What you’ll learn about in this episode:

  • Why Jack believes your pattern, in terms of leadership, is defined by the early bonds you have.
  • Jack’s early search for answers, staring out the window in school wondering who invented the hula hoop, and how it has cultivated a lifelong search for answers.
  • The importance of perseverance. Jack tells how he felt he had failed at everything (seminary, military, education) before finding the role where he could succeed by deciding to change the business world at the age of 19.
  • The idea of doing one more thing. How Jack was influenced by leaders, early in his career, who had the philosophy that anything he did, he could have done one more thing. Ask one more question. And how that affected him then and now.
  • Jack’s first promotion.
  • Where Jack believes he got his sense of urgency and his belief that he can do anything.
  • “Mini games.” What they are and how the first one involved gambling.
  • Why Jack believes it’s important to be the guy who makes the simplest jobs and tasks interesting and challenging.
  • The freakout factor. What it is and why Jack believes that the faster a new person reaches the freakout factor in a new role, the better they will succeed.
  • How he improved productivity from $44 to $78 per person by making his department the most interesting place to work in the company. By giving his workers something to shoot for.
  • The incredible learning opportunity that comes with applying for an outrageous business loan and why Jack feels that’s a better education than pursuing an MBA.
  • Jack’s initial responses to God-like questions from employees and how Jack was able to get them to stop asking these types of questions.
  • Jack was able to secure a $9,000,000 loan with only $100,000 in equity. Learn how and how much it’s worth now. Hint, it’s a HUGE difference.
  • The origination of the term, “the great game of business.”
  • Why Jack believes your house is like a business.
  • How Jack made it to Springfield.
  • The employee response when Jack asked his employees to buy the company with him.
  • Why Jack believes the concept of scalability is killing businesses.
  • The mental transformation of ownership and how Jack’s manufacturing experiences helped him create a new way of managing the business side of his organization.
  • How Jack came to the realization that his organization needed a system to operate more effectively.
  • Why Jack believes that nine times out of ten when there is a problem in business it’s a systems problem that requires correcting the system rather than getting rid of a person within the organization.
  • How creating a system, in his business, where everyone actively participated in the success of the business (and had a stake in that success) contributed to the overall success of the business at a time when so many other businesses were crumbling.
  • Overcoming the boredom of repetition. How Jack kept everything interested by creating targets and goals, and celebrating them along the way, to avoid the fatigue and boredom that goes along with the repetition necessary for consistent corporate success.
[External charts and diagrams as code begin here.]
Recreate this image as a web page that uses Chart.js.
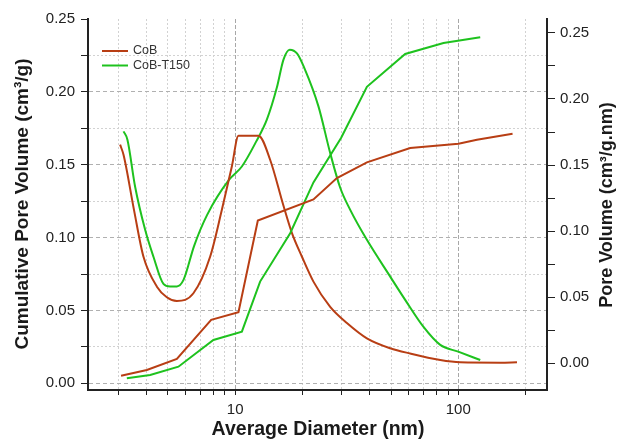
<!doctype html>
<html lang="en">
  <head>
    <meta charset="UTF-8" />
    <title>Pore Size Distribution</title>
    <script src="https://cdn.jsdelivr.net/npm/chart.js"></script>
    <style>
      html,
      body {
        margin: 0;
        padding: 0;
        background: #fff;
      }
      canvas {
        display: block;
      }
    </style>
  </head>
  <body>
    <canvas id="poreChart" width="617" height="442"></canvas>

    <script>
      // values (diameter in nm)
      const seriesNames = ["CoB", "CoB-T150"];
      const seriesColors = ["#B83E14", "#1EC21E"];

      // cumulative pore volume (left axis)
      const cobCumD = [3.08, 4.02, 5.48, 7.81, 10.35, 12.64, 22.44, 28.58, 38.96, 60.9, 100.3, 121.3, 175.2];
      const cobCumV = [0.0052, 0.0091, 0.0167, 0.0435, 0.0488, 0.1117, 0.1262, 0.1408, 0.1516, 0.1614, 0.1644, 0.1671, 0.1712];
      const t150CumD = [3.27, 4.16, 5.57, 7.99, 10.72, 12.94, 17.65, 22.44, 29.88, 38.96, 57.84, 85.9, 125.5];
      const t150CumV = [0.0034, 0.0057, 0.0114, 0.0297, 0.0354, 0.0698, 0.103, 0.1379, 0.1685, 0.2035, 0.226, 0.2335, 0.2374];

      // pore volume distribution (right axis)
      const cobDistD = [3.05, 3.16, 3.52, 3.88, 4.46, 4.94, 5.48, 6.5, 7.73, 8.72, 9.66, 10.35, 12.72, 14.35, 16.42, 17.96, 19.91, 22.44, 26.67, 31.69, 38.96, 49.56, 60.9, 83.05, 102.1, 154.3, 183.4];
      const cobDistV = [0.1654, 0.1578, 0.1161, 0.0808, 0.058, 0.05, 0.0472, 0.053, 0.0808, 0.1161, 0.1487, 0.1722, 0.1722, 0.154, 0.1199, 0.0987, 0.0808, 0.0618, 0.0427, 0.0305, 0.0189, 0.0114, 0.0074, 0.0025, 0.0008, 0.0005, 0.0008];
      const t150DistD = [3.16, 3.29, 3.56, 3.95, 4.3, 4.77, 5.11, 5.48, 5.87, 6.55, 7.49, 9.4, 10.72, 12.42, 13.87, 15.38, 16.47, 17.56, 18.97, 20.39, 23.63, 26.67, 29.58, 32.8, 38.96, 49.56, 57.84, 69.9, 83.05, 100, 125.5];
      const t150DistV = [0.1755, 0.1692, 0.1338, 0.101, 0.0808, 0.0601, 0.0582, 0.0582, 0.0631, 0.0889, 0.1123, 0.1389, 0.1489, 0.1677, 0.1843, 0.2086, 0.2298, 0.2373, 0.2343, 0.2237, 0.1944, 0.1591, 0.1328, 0.1161, 0.0934, 0.0656, 0.048, 0.0275, 0.0139, 0.0088, 0.0025];

      // ticks
      const xTicks = [3, 4, 5, 6, 7, 8, 9, 10, 20, 30, 40, 50, 60, 70, 80, 90, 100, 200];
      const xLabels = [10, 100];
      const yTicks = [0, 0.025, 0.05, 0.075, 0.1, 0.125, 0.15, 0.175, 0.2, 0.225, 0.25];

      const xTitle = "Average Diameter (nm)";
      const yTitle = "Cumulative Pore Volume (cm³/g)";
      const y1Title = "Pore Volume (cm³/g.nm)";

      const FONT = '"Liberation Sans", Arial, sans-serif';

      function pts(xs, ys) {
        return xs.map((x, i) => ({ x: x, y: ys[i] }));
      }
      function isMajor(v) {
        const r = v / 0.05;
        return Math.abs(r - Math.round(r)) < 1e-6;
      }
      function setTicks(values) {
        return (scale) => {
          scale.ticks = values.map((v) => ({ value: v }));
        };
      }

      // titles and inside legend
      const decorations = {
        id: "decorations",
        afterDraw(chart) {
          const ctx = chart.ctx;
          const area = chart.chartArea;
          ctx.save();
          ctx.fillStyle = "#1a1a1a";
          ctx.textAlign = "center";
          ctx.textBaseline = "middle";

          ctx.font = "bold 19.5px " + FONT;
          ctx.fillText(xTitle, 318, 430);

          ctx.save();
          ctx.font = "bold 19px " + FONT;
          ctx.translate(23, 204);
          ctx.rotate(-Math.PI / 2);
          ctx.fillText(yTitle, 0, 0);
          ctx.restore();

          ctx.save();
          ctx.font = "bold 18px " + FONT;
          ctx.translate(607, 205);
          ctx.rotate(-Math.PI / 2);
          ctx.fillText(y1Title, 0, 0);
          ctx.restore();

          // legend
          ctx.font = "12.5px " + FONT;
          ctx.textAlign = "left";
          seriesNames.forEach((name, i) => {
            const y = area.top + 32 + i * 14.5;
            ctx.strokeStyle = seriesColors[i];
            ctx.lineWidth = 2;
            ctx.beginPath();
            ctx.moveTo(area.left + 14, y);
            ctx.lineTo(area.left + 40, y);
            ctx.stroke();
            ctx.fillStyle = "#333";
            ctx.fillText(name, area.left + 45, y);
          });
          ctx.restore();
        },
      };

      const lineStyle = {
        borderWidth: 2,
        pointRadius: 0,
        fill: false,
      };

      new Chart(document.getElementById("poreChart").getContext("2d"), {
        type: "line",
        data: {
          datasets: [
            { ...lineStyle, label: seriesNames[0], data: pts(cobCumD, cobCumV), borderColor: seriesColors[0], yAxisID: "y", tension: 0 },
            { ...lineStyle, label: seriesNames[1], data: pts(t150CumD, t150CumV), borderColor: seriesColors[1], yAxisID: "y", tension: 0 },
            { ...lineStyle, label: seriesNames[0], data: pts(cobDistD, cobDistV), borderColor: seriesColors[0], yAxisID: "y1", cubicInterpolationMode: "monotone" },
            { ...lineStyle, label: seriesNames[1], data: pts(t150DistD, t150DistV), borderColor: seriesColors[1], yAxisID: "y1", cubicInterpolationMode: "monotone" },
          ],
        },
        options: {
          responsive: false,
          animation: false,
          layout: { padding: { top: 19, left: 0, right: 0, bottom: 0 } },
          plugins: {
            legend: { display: false },
            tooltip: { enabled: false },
          },
          scales: {
            x: {
              type: "logarithmic",
              min: 2.19,
              max: 250,
              afterBuildTicks: setTicks(xTicks),
              afterFit: (s) => { s.height = 52; },
              border: {
                display: true,
                color: "#222",
                width: 2,
                dash: (c) => (c.tick && xLabels.includes(c.tick.value) ? [4, 2] : [2, 2]),
              },
              grid: {
                color: (c) => (c.tick && xLabels.includes(c.tick.value) ? "#a8a8a8" : "#d2d2d2"),
                tickColor: "#222",
                tickLength: 5,
                tickBorderDash: [],
              },
              ticks: {
                autoSkip: false,
                maxRotation: 0,
                padding: 6,
                color: "#222",
                font: { family: FONT, size: 15 },
                callback: (v) => (xLabels.includes(v) ? String(v) : ""),
              },
            },
            y: {
              position: "left",
              min: -0.0046,
              max: 0.25,
              afterBuildTicks: setTicks(yTicks),
              afterFit: (s) => { s.width = 88; },
              border: {
                display: true,
                color: "#222",
                width: 2,
                dash: (c) => (c.tick && isMajor(c.tick.value) ? [4, 3] : [2, 2]),
              },
              grid: {
                color: (c) => {
                  if (!c.tick || c.tick.value > 0.24) return "rgba(0,0,0,0)";
                  return isMajor(c.tick.value) ? "#b0b0b0" : "#d2d2d2";
                },
                tickColor: "#222",
                tickLength: 7,
                tickBorderDash: [],
              },
              ticks: {
                padding: 6,
                color: "#222",
                font: { family: FONT, size: 15 },
                callback: (v) => (isMajor(v) ? v.toFixed(2) : ""),
              },
            },
            y1: {
              position: "right",
              min: -0.0202,
              max: 0.2605,
              afterBuildTicks: setTicks(yTicks),
              afterFit: (s) => { s.width = 70; },
              border: { display: true, color: "#222", width: 2 },
              grid: {
                drawOnChartArea: false,
                tickColor: "#222",
                tickLength: 8,
                tickBorderDash: [],
              },
              ticks: {
                padding: 5,
                color: "#222",
                font: { family: FONT, size: 15 },
                callback: (v) => (isMajor(v) ? v.toFixed(2) : ""),
              },
            },
          },
        },
        plugins: [decorations],
      });
    </script>
  </body>
</html>
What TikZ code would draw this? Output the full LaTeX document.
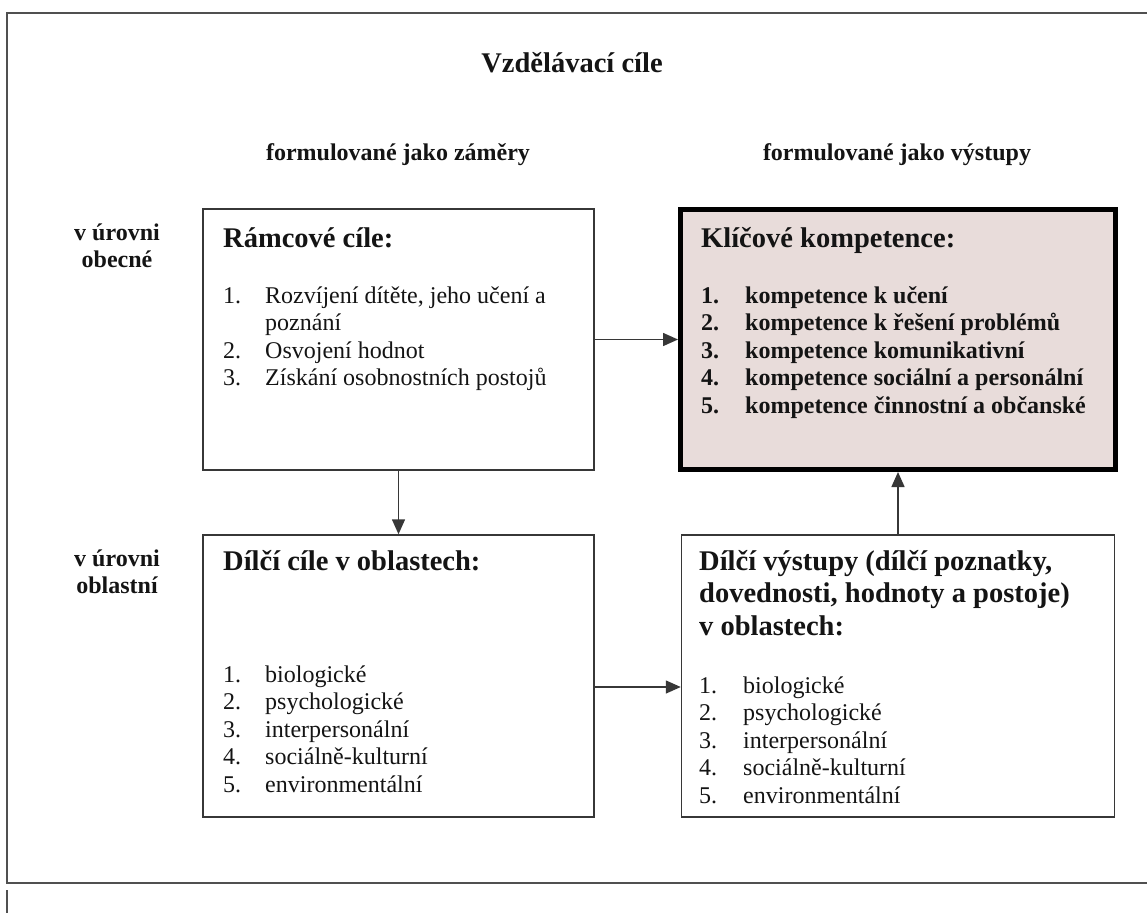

  • Jack’s idea of quarterly bonuses to help keep motivation and morale high and why that works better than annual bonuses paid out once a year.
  • How Jack troubleshoots problems as they arise in his business and how his system for doing that helps him keep his organization on track no matter what’s going on in the world around him.
  • Why Jack believes it’s important to learn to let go of problems you can’t solve.
  • What happened when the head of Patagonia visited SRC.
  • Why Jack believes Bo Burlingham is one of the best business writers of our time (and why I agree!).
  • About a surprise guest that arrives just in time to usher in part 2 of this exciting interview.